● **YOUR OBJECTIVE**
Leave out the pictures and set down exactly the lines from the start of the listing through the one with "const data = categories.map((name, i)", both included.

● **COLLECTED MATERIAL**
---+---

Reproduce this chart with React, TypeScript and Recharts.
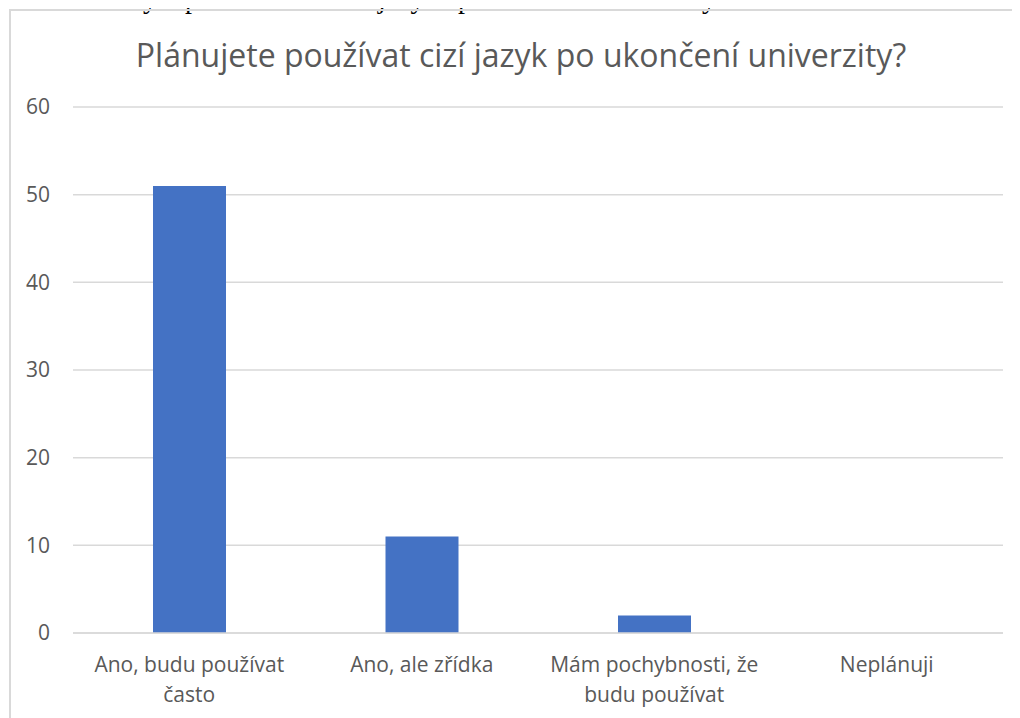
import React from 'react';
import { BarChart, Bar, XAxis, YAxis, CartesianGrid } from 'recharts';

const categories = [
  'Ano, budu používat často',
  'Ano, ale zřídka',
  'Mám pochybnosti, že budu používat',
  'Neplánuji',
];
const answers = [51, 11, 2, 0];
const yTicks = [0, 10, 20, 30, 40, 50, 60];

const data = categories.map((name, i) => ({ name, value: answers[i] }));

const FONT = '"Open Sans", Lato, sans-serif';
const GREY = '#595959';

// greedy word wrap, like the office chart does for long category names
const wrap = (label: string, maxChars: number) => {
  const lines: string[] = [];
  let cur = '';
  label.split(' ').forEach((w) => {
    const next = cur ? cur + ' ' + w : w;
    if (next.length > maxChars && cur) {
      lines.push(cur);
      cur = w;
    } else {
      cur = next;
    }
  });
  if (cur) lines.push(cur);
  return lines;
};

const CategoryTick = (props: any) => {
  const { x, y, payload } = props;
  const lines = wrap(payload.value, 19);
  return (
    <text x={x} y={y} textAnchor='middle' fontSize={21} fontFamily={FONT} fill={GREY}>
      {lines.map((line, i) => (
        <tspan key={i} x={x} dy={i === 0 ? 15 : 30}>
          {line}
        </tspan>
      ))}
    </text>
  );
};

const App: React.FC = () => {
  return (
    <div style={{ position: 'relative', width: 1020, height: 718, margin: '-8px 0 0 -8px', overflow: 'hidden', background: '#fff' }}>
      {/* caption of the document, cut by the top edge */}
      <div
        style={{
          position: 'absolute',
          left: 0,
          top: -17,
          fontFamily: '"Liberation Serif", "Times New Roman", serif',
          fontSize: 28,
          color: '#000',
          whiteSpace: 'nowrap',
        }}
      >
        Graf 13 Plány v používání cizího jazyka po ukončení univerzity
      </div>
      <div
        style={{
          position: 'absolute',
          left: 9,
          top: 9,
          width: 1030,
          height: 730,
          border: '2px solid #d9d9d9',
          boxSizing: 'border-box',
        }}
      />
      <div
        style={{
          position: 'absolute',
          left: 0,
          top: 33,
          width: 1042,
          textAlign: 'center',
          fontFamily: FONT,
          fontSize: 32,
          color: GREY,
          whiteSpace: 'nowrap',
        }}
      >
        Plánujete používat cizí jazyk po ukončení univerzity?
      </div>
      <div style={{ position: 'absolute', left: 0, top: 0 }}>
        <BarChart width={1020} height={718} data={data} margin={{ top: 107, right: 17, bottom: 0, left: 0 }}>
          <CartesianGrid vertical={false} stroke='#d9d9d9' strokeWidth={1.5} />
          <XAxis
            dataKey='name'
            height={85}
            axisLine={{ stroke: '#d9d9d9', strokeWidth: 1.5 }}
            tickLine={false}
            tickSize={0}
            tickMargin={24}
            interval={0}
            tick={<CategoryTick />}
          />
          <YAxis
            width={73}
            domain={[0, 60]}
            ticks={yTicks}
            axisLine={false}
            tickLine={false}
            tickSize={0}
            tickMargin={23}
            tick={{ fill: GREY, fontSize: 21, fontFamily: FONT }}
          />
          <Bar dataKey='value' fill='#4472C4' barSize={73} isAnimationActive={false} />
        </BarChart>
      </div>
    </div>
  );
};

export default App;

---+---

● **CORRECT ANSWER**
Reproduce this chart with React, TypeScript and Recharts.
import React from 'react';
import { BarChart, Bar, XAxis, YAxis, CartesianGrid } from 'recharts';

const categories = [
  'Ano, budu používat často',
  'Ano, ale zřídka',
  'Mám pochybnosti, že budu používat',
  'Neplánuji',
];
const answers = [51, 11, 2, 0];
const yTicks = [0, 10, 20, 30, 40, 50, 60];

const data = categories.map((name, i) => ({ name, value: answers[i] }));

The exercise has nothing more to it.